I think your tagsistant is cool, and it was one of the options I considered for my needs, but the documentation is a little messy. Could you explain the internals of tagsistant a little more? As I'm working on my program (now called "dantalian" because the first name was ill-chosen), I think there may be some duplication of effort here.
Are you storing the files in MySQL, or just the paths to the files? How do you handle filenames (I heard something about unique names for the entire database, but that may be wrong/outdated)?
P.S. I just read the 0.6 howto and I must say it looks a lot better than when I looked before, I am considering dropping my own project with mixed feelings, but I still think there's a fundamental difference in our approaches to the problem. For example, the deduplication: What if I want two separate identical files (because I want to edit one of them in the future)? It seems like you can't do that with tagsistant.
I'm also interested in your backend, and performance with huge numbers of tags/files (100,000 tags with as many files each, for example), as a programmers asking another for advice.
@darkfeline: I noticed right now that your post dates to January 2013 and I'm not sure I published news about 0.6 before February, so it's perfectly possible that you perceived Tagsistant as an abandoned project. The good news it's: it isn't.
There are still minor issues with Tagsistant 0.6 I'm fixing in the SVN repository, publishing a new release candidate every week or two. Yesterday I've changed a callback used to retrieve an integer from an SQL query because it used arbitrary chosen libDBI functions to get the number, while now the callback checks the return type and uses the proper libDBI function to fetch it.
I'm not storing the file content in MySQL, just the name of the file. The file is actually stored in the archive/ directory inside the repository. I plan to organize archive/ in subfolders based on the inode of the objects stored to avoid hogging the archive/ directory and slowing down its browsing.
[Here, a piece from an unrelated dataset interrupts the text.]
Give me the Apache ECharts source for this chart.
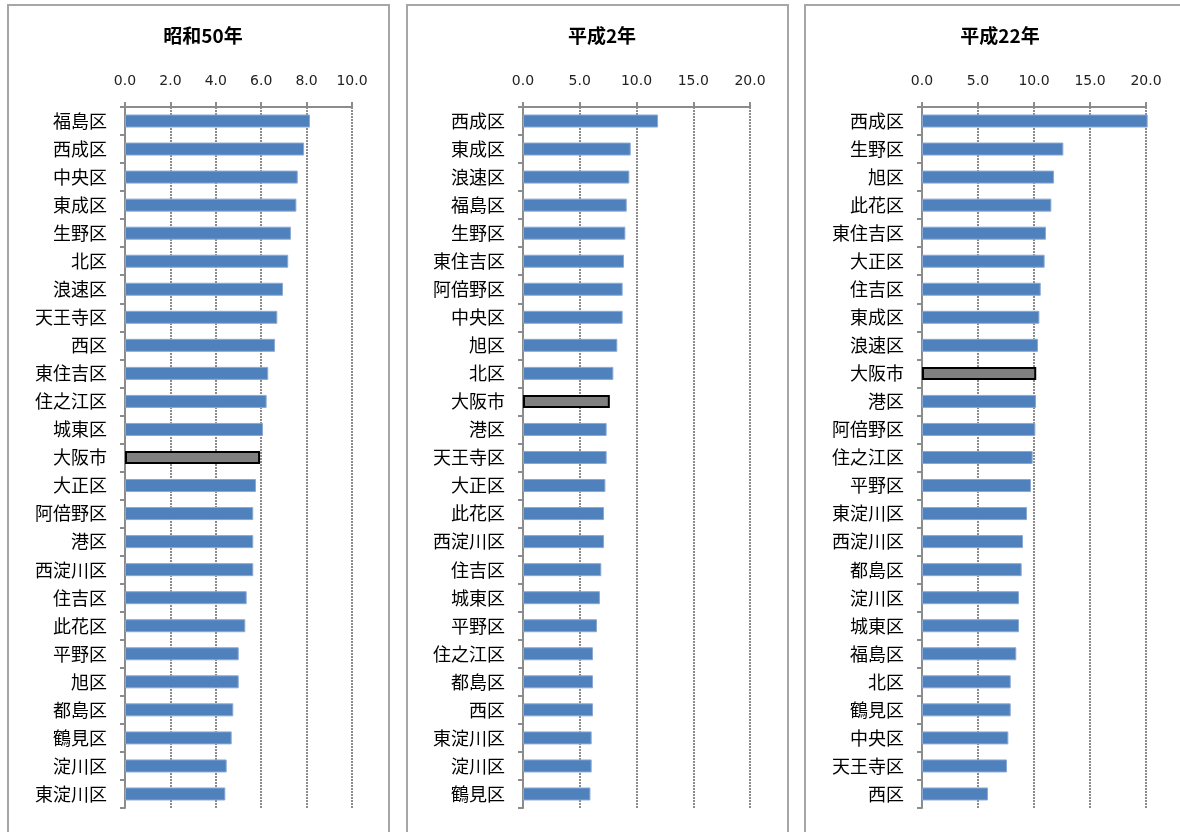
<!DOCTYPE html>
<html>
<head>
<meta charset="utf-8">
<script src="https://cdn.jsdelivr.net/npm/echarts@6/dist/echarts.min.js"></script>
<style>
html,body{margin:0;padding:0;background:#fff;}
#c{width:1180px;height:832px;}
</style>
</head>
<body>
<div id="c"></div>
<script>
// ---- Data ----
const titles = ['昭和50年', '平成2年', '平成22年'];

const categories1 = ['福島区','西成区','中央区','東成区','生野区','北区','浪速区','天王寺区','西区','東住吉区','住之江区','城東区','大阪市','大正区','阿倍野区','港区','西淀川区','住吉区','此花区','平野区','旭区','都島区','鶴見区','淀川区','東淀川区'];
const values1 = [8.15,7.89,7.61,7.55,7.31,7.19,6.96,6.71,6.61,6.31,6.24,6.08,5.95,5.77,5.65,5.65,5.65,5.36,5.30,5.01,5.01,4.77,4.70,4.48,4.42];

const categories2 = ['西成区','東成区','浪速区','福島区','生野区','東住吉区','阿倍野区','中央区','旭区','北区','大阪市','港区','天王寺区','大正区','此花区','西淀川区','住吉区','城東区','平野区','住之江区','都島区','西区','東淀川区','淀川区','鶴見区'];
const values2 = [11.9,9.49,9.37,9.14,9.02,8.90,8.78,8.78,8.31,7.96,7.65,7.37,7.37,7.26,7.14,7.14,6.90,6.78,6.52,6.17,6.17,6.17,6.05,6.05,5.94];

const categories3 = ['西成区','生野区','旭区','此花区','東住吉区','大正区','住吉区','東成区','浪速区','大阪市','港区','阿倍野区','住之江区','平野区','東淀川区','西淀川区','都島区','淀川区','城東区','福島区','北区','鶴見区','中央区','天王寺区','西区'];
const values3 = [20.15,12.62,11.79,11.55,11.07,10.95,10.60,10.48,10.36,10.20,10.18,10.12,9.88,9.73,9.38,9.02,8.90,8.66,8.66,8.42,7.92,7.92,7.71,7.59,5.89];

const axisMax = [10, 20, 20];
const axisInterval = [2, 5, 5];

// ---- Layout ----
const grids = [
  {left:125, top:107, width:227, height:701},
  {left:523, top:107, width:227, height:701},
  {left:922, top:107, width:224, height:701}
];
const boxes = [
  {x:8, y:5, w:381},
  {x:407, y:5, w:381},
  {x:805, y:5, w:400}
];
const titleCenters = [198, 597, 995];

const cats = [categories1, categories2, categories3];
const vals = [values1, values2, values3];

const HIGHLIGHT = '大阪市';

const option = {
  animation:false,
  backgroundColor:'#fff',
  title: titles.map((t,i)=>({
    text:t, left:titleCenters[i], top:21, textAlign:'center',
    textStyle:{fontFamily:'Noto Sans CJK JP', fontSize:19, fontWeight:'bold', color:'#000'}
  })),
  graphic: boxes.map(b=>({
    type:'rect', silent:true, z:-1,
    shape:{x:b.x, y:b.y, width:b.w, height:900},
    style:{fill:'none', stroke:'#a6a6a6', lineWidth:2}
  })),
  grid: grids.map(g=>Object.assign({containLabel:false}, g)),
  xAxis: grids.map((g,i)=>({
    type:'value', gridIndex:i, position:'top', min:0, max:axisMax[i], interval:axisInterval[i],
    axisLine:{show:true, lineStyle:{color:'#8c8c8c', width:2}},
    axisTick:{show:true, inside:false, length:5, lineStyle:{color:'#8c8c8c', width:2}},
    axisLabel:{formatter:v=>v.toFixed(1), fontFamily:'DejaVu Sans', fontSize:14, color:'#222', margin:19},
    splitLine:{show:true, lineStyle:{color:'#8c8c8c', type:[2,1], width:2}}
  })),
  yAxis: grids.map((g,i)=>({
    type:'category', gridIndex:i, inverse:true, data:cats[i],
    axisLine:{show:true, lineStyle:{color:'#8c8c8c', width:2}},
    axisTick:{show:true, inside:false, length:5, alignWithLabel:false, lineStyle:{color:'#8c8c8c', width:2}},
    axisLabel:{fontFamily:'Noto Sans CJK JP', fontSize:18, color:'#000', margin:18},
    splitLine:{show:false}
  })),
  series: vals.map((v,i)=>({
    type:'bar', xAxisIndex:i, yAxisIndex:i, barWidth:13, clip:false,
    data: v.map((x,k)=> cats[i][k]===HIGHLIGHT
      ? {value:x, itemStyle:{color:'#808080', borderColor:'#000', borderWidth:2}}
      : {value:x}),
    itemStyle:{color:'#4f81bd', borderColor:'#8aa8d4', borderWidth:1}
  }))
};

const chart = echarts.init(document.getElementById('c'), null, {renderer:'canvas'});
chart.setOption(option);
</script>
</body>
</html>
The issue about unique names in the filesystem is related to Tagsistant 0.2 (another reason for dropping it in favour of Tagsistant 0.6).
You are right about deduplication: if two files with the same content (same MD5 hash) are created, the second gets deleted and its tag-set gets transferred to the first copy. So it's not possible to edit just one copy: both are altered because they're one.
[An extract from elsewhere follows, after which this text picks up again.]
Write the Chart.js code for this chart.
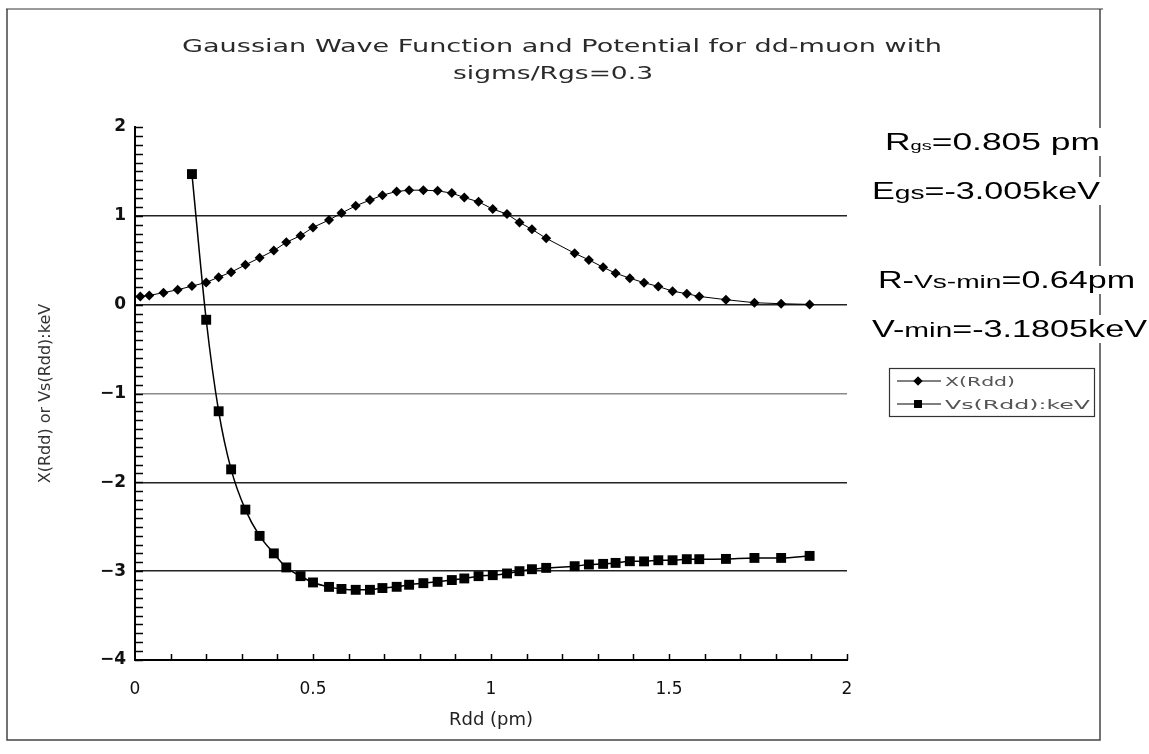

This is also a bit rough because can confuse the user: if two identical files named A.jpg and B.jpg are respectively copied inside tag1/ and tag2/ directories, after deduplication the file in tag2/ is called A.jpg too! But I'll address this in a future release.
About performance: this is hitting a nerve. The biggest load in every query is due to:
parse the query in tokens
build the tag tree (a tree representing the tags involved and the unions made with +/)
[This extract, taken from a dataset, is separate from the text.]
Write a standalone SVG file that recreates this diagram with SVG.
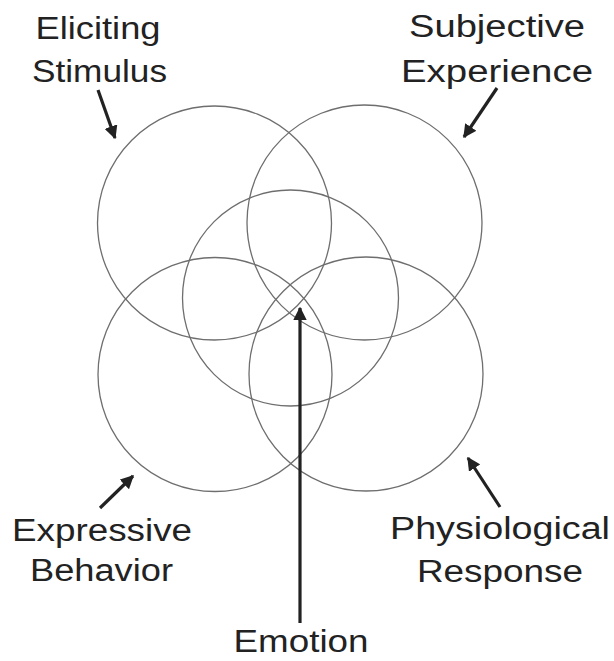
<svg xmlns="http://www.w3.org/2000/svg" width="614" height="661" viewBox="0 0 614 661">
<defs>
<style>
.c{fill:none;stroke:#6e6e6e;stroke-width:1.3}
.a{stroke:#222;stroke-width:3.2;fill:none;marker-end:url(#ah)}
.t{font-family:"Liberation Sans",Arial,sans-serif;font-size:31px;fill:#222;text-anchor:middle}
</style>
<marker id="ah" viewBox="0 0 10 10" refX="9" refY="5" markerWidth="4.2" markerHeight="4.2" orient="auto" markerUnits="strokeWidth">
<path d="M0,0 L10,5 L0,10 z" fill="#222"/>
</marker>
</defs>
<rect width="614" height="661" fill="#fff"/>
<g id="circle-eliciting"><circle class="c" cx="214.5" cy="223" r="117"/></g>
<g id="circle-subjective"><circle class="c" cx="364.5" cy="222.5" r="117.5"/></g>
<g id="circle-emotion"><circle class="c" cx="290.5" cy="298" r="108"/></g>
<g id="circle-expressive"><circle class="c" cx="215" cy="374.5" r="117"/></g>
<g id="circle-physiological"><circle class="c" cx="366" cy="374" r="117"/></g>
<g id="connectors">
<line class="a" x1="98" y1="90" x2="115" y2="138"/>
<line class="a" x1="497" y1="88" x2="464" y2="137"/>
<line class="a" x1="100" y1="508" x2="133" y2="476"/>
<line class="a" x1="500" y1="507" x2="468" y2="458"/>
<line class="a" x1="300" y1="623" x2="300" y2="308"/>
</g>
<g id="label-eliciting">
<text class="t" x="98" y="39" textLength="125" lengthAdjust="spacingAndGlyphs">Eliciting</text>
<text class="t" x="99.5" y="82" textLength="135" lengthAdjust="spacingAndGlyphs">Stimulus</text>
</g>
<g id="label-subjective">
<text class="t" x="497" y="37" textLength="176" lengthAdjust="spacingAndGlyphs">Subjective</text>
<text class="t" x="497" y="82" textLength="192" lengthAdjust="spacingAndGlyphs">Experience</text>
</g>
<g id="label-expressive">
<text class="t" x="102" y="541" textLength="180" lengthAdjust="spacingAndGlyphs">Expressive</text>
<text class="t" x="101.5" y="581" textLength="143" lengthAdjust="spacingAndGlyphs">Behavior</text>
</g>
<g id="label-physiological">
<text class="t" x="500" y="539" textLength="220" lengthAdjust="spacingAndGlyphs">Physiological</text>
<text class="t" x="500" y="582" textLength="166" lengthAdjust="spacingAndGlyphs">Response</text>
</g>
<g id="label-emotion">
<text class="t" x="301" y="652" textLength="135" lengthAdjust="spacingAndGlyphs">Emotion</text>
</g>
</svg>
reasoning the tag tree (that's finding related tags)
build the corresponding SQL query (just for readdir)
The second and third steps are the most SQL intensive. So I decided to create a query cache which follows the previous list just the first time, duplicates cached queries from second time on, and deletes cache entries as soon as a new relation involves at least one of the tags included in the entry.
This is giving a 5-10x improvement! But I still don't have metrics about 100K tags, so I can't really answer to your question.
Last edited by Tx0; 04-14-2013 at 05:15 AM.
Reason: improve the language
I haven't seen TMSU before, but it looks similar. The difference is that mine (hitagiFS) is much more transparent, relying solely on file system hard links and symlinks. There's no database or portability issues. If you use it for a while and decide that you don't like it, you can ditch the program, but the directory structure is left the same.
TMSU does not work this way. It does not store any files (only metadata) in its database and does not alter the original filesystem in any way, so you can likewise ditch TMSU and start up exactly where you started (only with a marginally shorter life). I think I'll throw up a comparison table on the TMSU wiki so that prospective users can pick the tool most appropriate for them.